• What to do: Everything from the first line down to the line containing "(abenttitle) at (337,36.7)" is to be retyped exactly, both ends included, with pictures left out.

— start of Available data —

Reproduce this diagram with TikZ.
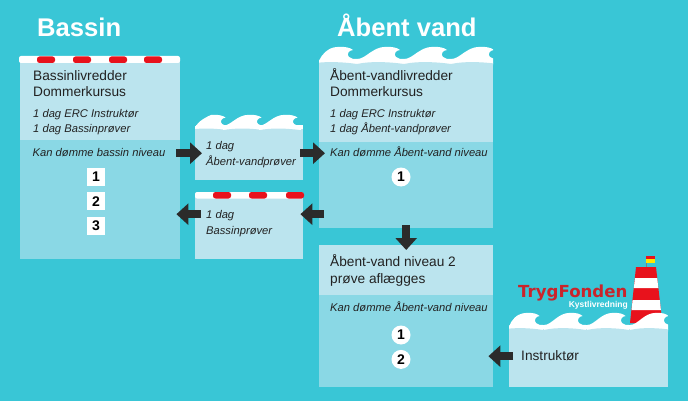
\documentclass[tikz,border=0pt]{standalone}
\usepackage{fontspec}
\setmainfont{Liberation Sans}
\newfontfamily\logofont{DejaVu Sans}
\usepackage{xcolor}
\usetikzlibrary{arrows.meta,positioning,calc}
\definecolor{waterbg}{HTML}{39C6D6}
\definecolor{softwater}{HTML}{BBE4EE}
\definecolor{midwater}{HTML}{8AD8E5}
\definecolor{arrowdark}{HTML}{2B2B2B}
\definecolor{flagred}{HTML}{E8121C}
\definecolor{logored}{HTML}{C9242B}
\definecolor{inktext}{HTML}{222222}
\tikzset{
  uppanel/.style={rectangle, fill=softwater, inner sep=0pt, anchor=north west},
  lowpanel/.style={rectangle, fill=midwater, inner sep=0pt},
  title/.style={anchor=base west, inner sep=0pt, text=white, font=\fontsize{25.6}{30}\selectfont\bfseries},
  headtext/.style={anchor=base west, inner sep=0pt, align=left, text=inktext, font=\fontsize{13.7}{16.4}\selectfont},
  smalltext/.style={anchor=base west, inner sep=0pt, align=left, text=inktext, font=\fontsize{11.2}{16}\selectfont\itshape},
  squarebadge/.style={rectangle, fill=white, minimum size=18pt, inner sep=0pt, font=\fontsize{14}{14}\selectfont\bfseries},
  roundbadge/.style={circle, fill=white, minimum size=19pt, inner sep=0pt, font=\fontsize{14}{14}\selectfont\bfseries},
  blockarrow/.style={-{Triangle[length=12pt,width=21pt]}, line width=8.5pt, draw=arrowdark},
  poolstrip/.style={fill=white, rounded corners=2pt},
  lanedash/.style={fill=flagred, rounded corners=2.5pt},
  crest/.pic={
    \fill[white] (-9,17.5) -- (-9,12.5) .. controls (0,12.5) and (6,0.5) .. (20,0.3) .. controls (26,0.2) and (31,1) .. (34,3.5) .. controls (30,3.5) and (27,8) .. (30,10.5) .. controls (32,12.5) and (35,12.5) .. (38,12.5) -- (38,17.5) -- cycle;
    \fill[softwater] (-9,19) -- (-9,17.5) .. controls (5,14.5) and (24,15.5) .. (38,17.5) -- (38,19) -- cycle;
  }
}
\begin{document}
\begin{tikzpicture}[x=1pt, y=-1pt]
  \useasboundingbox (0,0) rectangle (688,401);
  \fill[waterbg] (0,0) rectangle (688,401);

  \node[title] (bassintitle) at (37,36.7) {Bassin};
  \node[title] (abenttitle) at (337,36.7) {Åbent vand};

  % panels
  \node[uppanel, minimum width=160pt, minimum height=80pt] (bassintop) at (20,60) {};
  \node[lowpanel, minimum width=160pt, minimum height=119pt, below=-0.5pt of bassintop] (bassinlow) {};
  \node[uppanel, minimum width=108pt, minimum height=54pt] (vandsmall) at (195,126) {};
  \node[uppanel, minimum width=108pt, minimum height=63pt] (poolsmall) at (195,196) {};
  \node[uppanel, minimum width=174pt, minimum height=82pt] (abenttop) at (319,60) {};
  \node[lowpanel, minimum width=174pt, minimum height=86pt, below=-0.5pt of abenttop] (abentlow) {};
  \node[uppanel, minimum width=174pt, minimum height=50pt] (niveautop) at (319,245) {};
  \node[lowpanel, minimum width=174pt, minimum height=92pt, below=-0.5pt of niveautop] (niveaulow) {};

  % lighthouse
  \draw[gray, line width=0.7pt] (646.5,262) -- (646.5,267);
  \fill[flagred] (646,256) rectangle (655,259);
  \fill[yellow!90!orange] (646,259) rectangle (655,262.5);
  \fill[flagred] (636,267) -- (656,267) -- (661,311) -- (661,323) -- (630,323) -- cycle;
  \fill[white] (635,278) -- (657.2,278) -- (658.3,288) -- (633.8,288) -- cycle;
  \fill[white] (632.6,300) -- (659.8,300) -- (660.9,310) -- (631.5,310) -- cycle;

  \node[uppanel, minimum width=159pt, minimum height=62pt] (instrpanel) at (509,325) {};

  % waves
  \begin{scope}
    \clip (195,127) .. controls (199,121) and (205,117) .. (216,113) -- (303,105) -- (303,135) -- (195,135) -- cycle;
    \fill[white] (195,125.5) rectangle (303,129);
    \foreach \k in {0,1,2}
      \pic[xscale=0.9, yscale=0.9] at (195+36*\k,114.5) {crest};
  \end{scope}
  \begin{scope}
    \clip (319,61) .. controls (322,54) and (326,50) .. (336,46) -- (493,40) -- (493,70) -- (319,70) -- cycle;
    \fill[white] (319,59) rectangle (493,62.5);
    \foreach \k in {0,...,3}
      \pic at (319+47*\k,46.5) {crest};
  \end{scope}
  \begin{scope}
    \clip (509,327) .. controls (511,320) and (516,315) .. (526,311) -- (668,305) -- (668,335) -- (509,335) -- cycle;
    \fill[white] (509,325) rectangle (668,328.5);
    \foreach \k in {0,...,3}
      \pic[xscale=0.9] at (509+43*\k,312.5) {crest};
  \end{scope}

  % pool strips
  \fill[poolstrip] (19,56) rectangle (180,63);
  \foreach \x in {37,73,109,144}
    \fill[lanedash] (\x,56.5) rectangle +(18,6.5);
  \fill[poolstrip] (195,192) rectangle (303,198.5);
  \foreach \x in {213,249,286}
    \fill[lanedash] (\x,192) rectangle +(18,6.5);

  % texts
  \node[headtext] (bassinhead) at (33,97) {Bassinlivredder\\Dommerkursus};
  \node[smalltext] (bassinsub) at (33,133) {1 dag ERC Instruktør\\1 dag Bassinprøver};
  \node[smalltext] (bassinkan) at (32.5,157) {Kan dømme bassin niveau};
  \node[smalltext] (vandtext) at (206,165) {1 dag\\Åbent-vandprøver};
  \node[smalltext] (pooltext) at (206,234) {1 dag\\Bassinprøver};
  \node[headtext] (abenthead) at (330,97) {Åbent-vandlivredder\\Dommerkursus};
  \node[smalltext] (abentsub) at (330,133) {1 dag ERC Instruktør\\1 dag Åbent-vandprøver};
  \node[smalltext] (abentkan) at (330,157) {Kan dømme Åbent-vand niveau};
  \node[headtext] (niveauhead) at (330,283) {Åbent-vand niveau 2\\prøve aflægges};
  \node[smalltext] (niveaukan) at (330,311) {Kan dømme Åbent-vand niveau};
  \node[headtext] (instrtext) at (521,360) {Instruktør};

  % logo
  \node[anchor=base west, inner sep=0pt, text=logored, font=\logofont\fontsize{16.6}{18}\selectfont\bfseries] (logoname) at (518,297) {TrygFonden};
  \node[anchor=base east, inner sep=0pt, text=white, font=\fontsize{8.5}{10}\selectfont\bfseries] (logosub) at (628,307) {Kystlivredning};

  % badges
  \node[squarebadge] (b1) at (96,177) {1};
  \node[squarebadge, below=6pt of b1] (b2) {2};
  \node[squarebadge, below=6pt of b2] (b3) {3};
  \node[roundbadge] (a1) at (401,177) {1};
  \node[roundbadge] (n1) at (401,335) {1};
  \node[roundbadge, below=5pt of n1] (n2) {2};

  % arrows
  \draw[blockarrow] ([xshift=-4pt]bassinlow.east |- vandsmall.west) -- ([xshift=7pt]vandsmall.west);
  \draw[blockarrow] ([xshift=-3pt]vandsmall.east) -- ([xshift=6pt]abentlow.west |- vandsmall.east);
  \draw[blockarrow] ([xshift=5pt,yshift=13.5pt]abentlow.west |- poolsmall.east) -- ([xshift=-3pt,yshift=13.5pt]poolsmall.east);
  \draw[blockarrow] ([xshift=6pt,yshift=13.5pt]poolsmall.west) -- ([xshift=-4pt,yshift=13.5pt]bassinlow.east |- poolsmall.west);
  \draw[blockarrow] ([yshift=3pt]abentlow.south) -- ([yshift=-5pt]niveautop.north);
  \draw[blockarrow] ([xshift=4pt]instrpanel.west) -- ([xshift=-5pt]niveaulow.east |- instrpanel.west);
\end{tikzpicture}
\end{document}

— end of Available data —

• Written reply:
Reproduce this diagram with TikZ.
\documentclass[tikz,border=0pt]{standalone}
\usepackage{fontspec}
\setmainfont{Liberation Sans}
\newfontfamily\logofont{DejaVu Sans}
\usepackage{xcolor}
\usetikzlibrary{arrows.meta,positioning,calc}
\definecolor{waterbg}{HTML}{39C6D6}
\definecolor{softwater}{HTML}{BBE4EE}
\definecolor{midwater}{HTML}{8AD8E5}
\definecolor{arrowdark}{HTML}{2B2B2B}
\definecolor{flagred}{HTML}{E8121C}
\definecolor{logored}{HTML}{C9242B}
\definecolor{inktext}{HTML}{222222}
\tikzset{
  uppanel/.style={rectangle, fill=softwater, inner sep=0pt, anchor=north west},
  lowpanel/.style={rectangle, fill=midwater, inner sep=0pt},
  title/.style={anchor=base west, inner sep=0pt, text=white, font=\fontsize{25.6}{30}\selectfont\bfseries},
  headtext/.style={anchor=base west, inner sep=0pt, align=left, text=inktext, font=\fontsize{13.7}{16.4}\selectfont},
  smalltext/.style={anchor=base west, inner sep=0pt, align=left, text=inktext, font=\fontsize{11.2}{16}\selectfont\itshape},
  squarebadge/.style={rectangle, fill=white, minimum size=18pt, inner sep=0pt, font=\fontsize{14}{14}\selectfont\bfseries},
  roundbadge/.style={circle, fill=white, minimum size=19pt, inner sep=0pt, font=\fontsize{14}{14}\selectfont\bfseries},
  blockarrow/.style={-{Triangle[length=12pt,width=21pt]}, line width=8.5pt, draw=arrowdark},
  poolstrip/.style={fill=white, rounded corners=2pt},
  lanedash/.style={fill=flagred, rounded corners=2.5pt},
  crest/.pic={
    \fill[white] (-9,17.5) -- (-9,12.5) .. controls (0,12.5) and (6,0.5) .. (20,0.3) .. controls (26,0.2) and (31,1) .. (34,3.5) .. controls (30,3.5) and (27,8) .. (30,10.5) .. controls (32,12.5) and (35,12.5) .. (38,12.5) -- (38,17.5) -- cycle;
    \fill[softwater] (-9,19) -- (-9,17.5) .. controls (5,14.5) and (24,15.5) .. (38,17.5) -- (38,19) -- cycle;
  }
}
\begin{document}
\begin{tikzpicture}[x=1pt, y=-1pt]
  \useasboundingbox (0,0) rectangle (688,401);
  \fill[waterbg] (0,0) rectangle (688,401);

  \node[title] (bassintitle) at (37,36.7) {Bassin};
  \node[title] (abenttitle) at (337,36.7) {Åbent vand};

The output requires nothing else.